_Instructions to follow_
Only the lines from the top of the records below through the line containing "target_k = [1.0000, 0.9975, 0.9975]" should be printed, exactly and without pictures.

_Data for processing_
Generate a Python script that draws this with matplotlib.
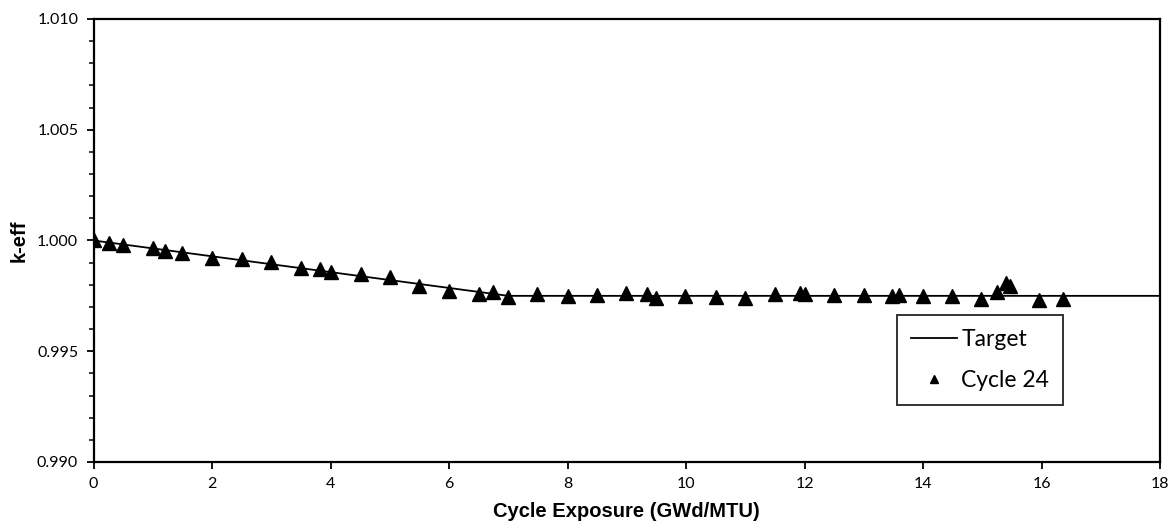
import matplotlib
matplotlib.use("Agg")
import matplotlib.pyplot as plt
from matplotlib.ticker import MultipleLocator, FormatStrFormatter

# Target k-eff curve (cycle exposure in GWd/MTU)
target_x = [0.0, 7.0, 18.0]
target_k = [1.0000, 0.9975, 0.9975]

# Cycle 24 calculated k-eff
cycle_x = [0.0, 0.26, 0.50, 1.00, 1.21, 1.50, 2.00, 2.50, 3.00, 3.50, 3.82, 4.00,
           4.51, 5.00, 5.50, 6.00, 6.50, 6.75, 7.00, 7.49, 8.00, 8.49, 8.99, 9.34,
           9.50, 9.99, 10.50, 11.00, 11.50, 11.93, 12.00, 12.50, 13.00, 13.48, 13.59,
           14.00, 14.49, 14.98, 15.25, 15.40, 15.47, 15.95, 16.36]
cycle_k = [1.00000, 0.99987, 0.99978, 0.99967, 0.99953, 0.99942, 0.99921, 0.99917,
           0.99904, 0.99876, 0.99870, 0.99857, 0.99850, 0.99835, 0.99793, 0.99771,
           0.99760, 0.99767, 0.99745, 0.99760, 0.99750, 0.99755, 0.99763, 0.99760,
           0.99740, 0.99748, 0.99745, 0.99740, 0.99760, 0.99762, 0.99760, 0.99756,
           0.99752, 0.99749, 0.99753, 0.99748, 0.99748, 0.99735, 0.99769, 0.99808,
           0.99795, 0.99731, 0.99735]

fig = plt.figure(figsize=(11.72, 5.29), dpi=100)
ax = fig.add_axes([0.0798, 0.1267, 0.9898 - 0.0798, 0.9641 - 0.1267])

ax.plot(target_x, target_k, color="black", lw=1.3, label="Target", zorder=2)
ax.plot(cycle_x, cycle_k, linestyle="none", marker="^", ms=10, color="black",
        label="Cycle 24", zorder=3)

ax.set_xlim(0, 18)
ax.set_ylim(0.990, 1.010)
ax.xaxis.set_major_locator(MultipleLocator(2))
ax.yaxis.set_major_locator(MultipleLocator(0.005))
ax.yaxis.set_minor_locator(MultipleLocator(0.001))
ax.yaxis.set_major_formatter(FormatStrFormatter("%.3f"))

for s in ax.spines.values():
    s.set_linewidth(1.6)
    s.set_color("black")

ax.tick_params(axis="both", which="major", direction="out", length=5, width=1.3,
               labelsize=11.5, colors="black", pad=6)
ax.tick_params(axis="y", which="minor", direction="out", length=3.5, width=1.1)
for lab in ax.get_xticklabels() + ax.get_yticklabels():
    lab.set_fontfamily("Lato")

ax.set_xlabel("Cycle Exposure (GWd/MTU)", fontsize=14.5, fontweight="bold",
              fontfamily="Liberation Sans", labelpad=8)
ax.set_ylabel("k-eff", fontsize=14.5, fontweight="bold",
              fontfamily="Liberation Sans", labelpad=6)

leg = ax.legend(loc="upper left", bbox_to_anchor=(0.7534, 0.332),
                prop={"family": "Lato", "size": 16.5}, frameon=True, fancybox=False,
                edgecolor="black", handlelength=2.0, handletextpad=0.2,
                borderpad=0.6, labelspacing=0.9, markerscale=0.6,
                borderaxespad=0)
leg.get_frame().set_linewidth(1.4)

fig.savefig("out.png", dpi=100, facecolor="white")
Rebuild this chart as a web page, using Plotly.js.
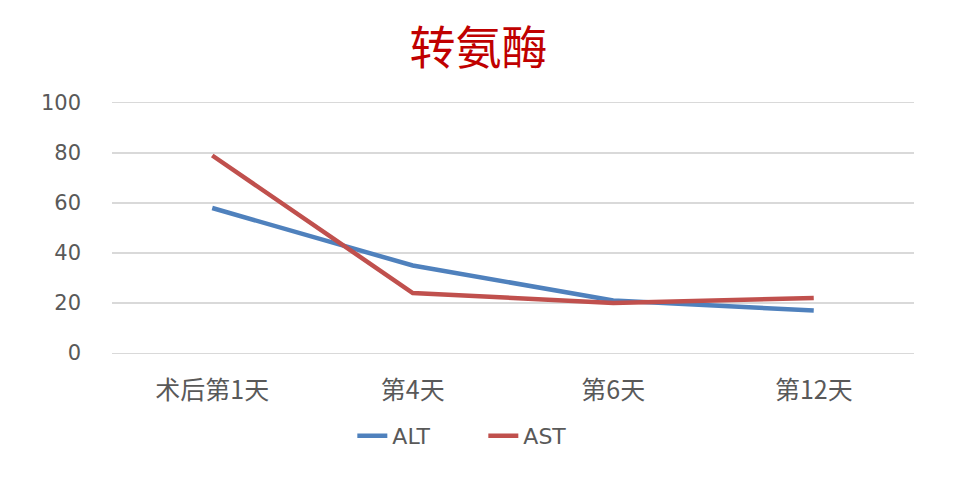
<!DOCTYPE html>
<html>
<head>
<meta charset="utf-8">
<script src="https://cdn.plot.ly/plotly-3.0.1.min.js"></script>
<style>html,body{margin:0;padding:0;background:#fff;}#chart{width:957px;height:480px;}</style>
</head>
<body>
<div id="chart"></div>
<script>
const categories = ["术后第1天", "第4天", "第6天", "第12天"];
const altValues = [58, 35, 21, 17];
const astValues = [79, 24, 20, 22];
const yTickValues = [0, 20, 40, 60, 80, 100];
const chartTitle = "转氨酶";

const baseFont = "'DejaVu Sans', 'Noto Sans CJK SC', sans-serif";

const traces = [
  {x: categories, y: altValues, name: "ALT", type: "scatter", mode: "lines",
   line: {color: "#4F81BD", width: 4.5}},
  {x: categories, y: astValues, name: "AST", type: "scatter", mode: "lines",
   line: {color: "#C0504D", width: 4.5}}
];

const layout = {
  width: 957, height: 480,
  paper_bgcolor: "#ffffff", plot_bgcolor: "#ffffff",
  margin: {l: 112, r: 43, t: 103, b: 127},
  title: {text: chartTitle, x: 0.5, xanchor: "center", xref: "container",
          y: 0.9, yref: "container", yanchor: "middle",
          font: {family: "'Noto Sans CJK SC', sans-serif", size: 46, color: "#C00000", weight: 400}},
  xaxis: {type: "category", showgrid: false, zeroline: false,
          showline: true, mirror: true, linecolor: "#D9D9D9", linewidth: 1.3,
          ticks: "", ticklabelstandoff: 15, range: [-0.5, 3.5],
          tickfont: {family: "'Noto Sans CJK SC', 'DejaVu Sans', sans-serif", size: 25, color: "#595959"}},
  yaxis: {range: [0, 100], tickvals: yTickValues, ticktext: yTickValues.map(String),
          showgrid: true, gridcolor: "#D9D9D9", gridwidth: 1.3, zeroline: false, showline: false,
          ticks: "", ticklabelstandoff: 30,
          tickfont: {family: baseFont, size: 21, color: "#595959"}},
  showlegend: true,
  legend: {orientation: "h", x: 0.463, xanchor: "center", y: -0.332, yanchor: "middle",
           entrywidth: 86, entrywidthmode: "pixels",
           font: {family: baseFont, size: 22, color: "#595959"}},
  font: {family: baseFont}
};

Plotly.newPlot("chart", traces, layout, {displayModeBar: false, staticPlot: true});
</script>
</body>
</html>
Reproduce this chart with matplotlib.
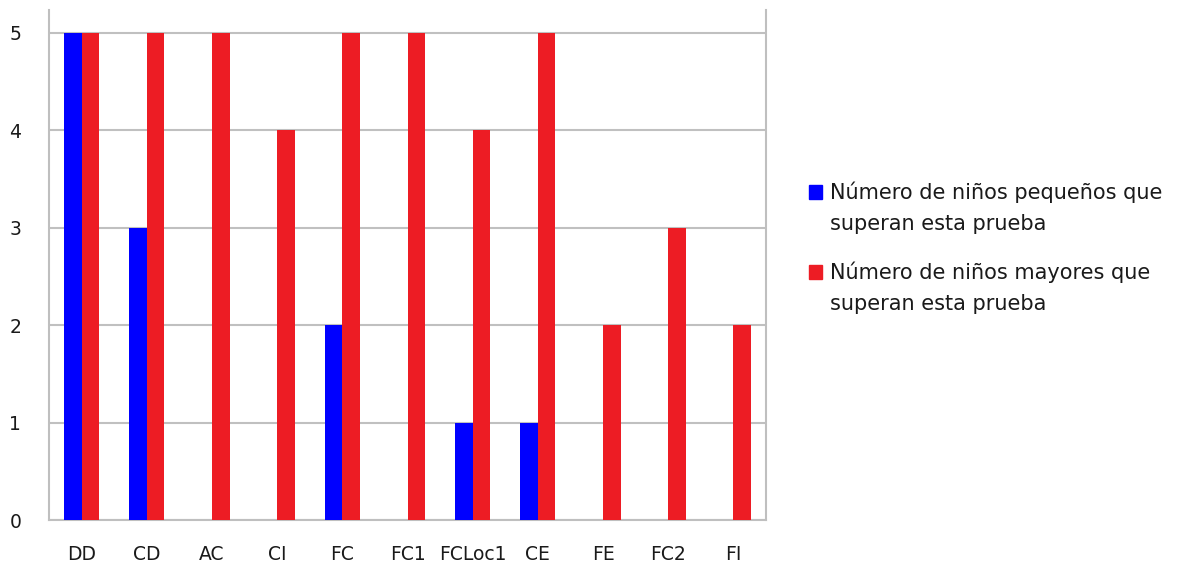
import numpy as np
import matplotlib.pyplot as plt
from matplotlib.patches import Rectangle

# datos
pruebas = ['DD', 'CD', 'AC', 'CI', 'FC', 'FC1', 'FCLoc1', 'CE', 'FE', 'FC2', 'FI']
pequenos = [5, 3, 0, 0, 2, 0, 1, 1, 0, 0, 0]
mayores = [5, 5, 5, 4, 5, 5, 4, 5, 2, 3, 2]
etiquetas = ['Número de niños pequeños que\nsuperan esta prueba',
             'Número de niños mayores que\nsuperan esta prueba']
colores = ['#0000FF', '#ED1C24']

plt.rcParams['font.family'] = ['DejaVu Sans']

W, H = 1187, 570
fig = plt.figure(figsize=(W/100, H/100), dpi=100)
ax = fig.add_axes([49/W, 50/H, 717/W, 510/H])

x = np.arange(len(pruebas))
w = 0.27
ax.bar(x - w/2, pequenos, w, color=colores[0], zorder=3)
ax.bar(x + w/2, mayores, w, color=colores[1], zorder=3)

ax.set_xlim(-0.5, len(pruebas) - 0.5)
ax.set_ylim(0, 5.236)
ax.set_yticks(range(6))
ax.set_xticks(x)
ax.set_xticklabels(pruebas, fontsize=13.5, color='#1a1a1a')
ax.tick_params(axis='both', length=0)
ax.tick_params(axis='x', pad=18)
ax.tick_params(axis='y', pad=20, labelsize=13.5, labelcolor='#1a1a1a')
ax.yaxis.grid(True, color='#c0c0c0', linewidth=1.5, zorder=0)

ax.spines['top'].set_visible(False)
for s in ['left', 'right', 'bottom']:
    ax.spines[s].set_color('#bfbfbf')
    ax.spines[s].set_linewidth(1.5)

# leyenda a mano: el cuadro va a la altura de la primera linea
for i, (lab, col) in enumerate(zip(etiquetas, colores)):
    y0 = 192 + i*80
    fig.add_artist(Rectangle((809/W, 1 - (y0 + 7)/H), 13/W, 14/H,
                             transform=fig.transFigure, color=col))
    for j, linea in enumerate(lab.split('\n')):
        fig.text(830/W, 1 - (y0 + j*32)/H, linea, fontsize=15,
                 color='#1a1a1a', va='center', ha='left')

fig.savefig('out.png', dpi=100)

_Correct result_
Generate a Python script that draws this with matplotlib.
import matplotlib
matplotlib.use("Agg")
import matplotlib.pyplot as plt
from matplotlib.ticker import MultipleLocator, FormatStrFormatter

# Target k-eff curve (cycle exposure in GWd/MTU)
target_x = [0.0, 7.0, 18.0]
target_k = [1.0000, 0.9975, 0.9975]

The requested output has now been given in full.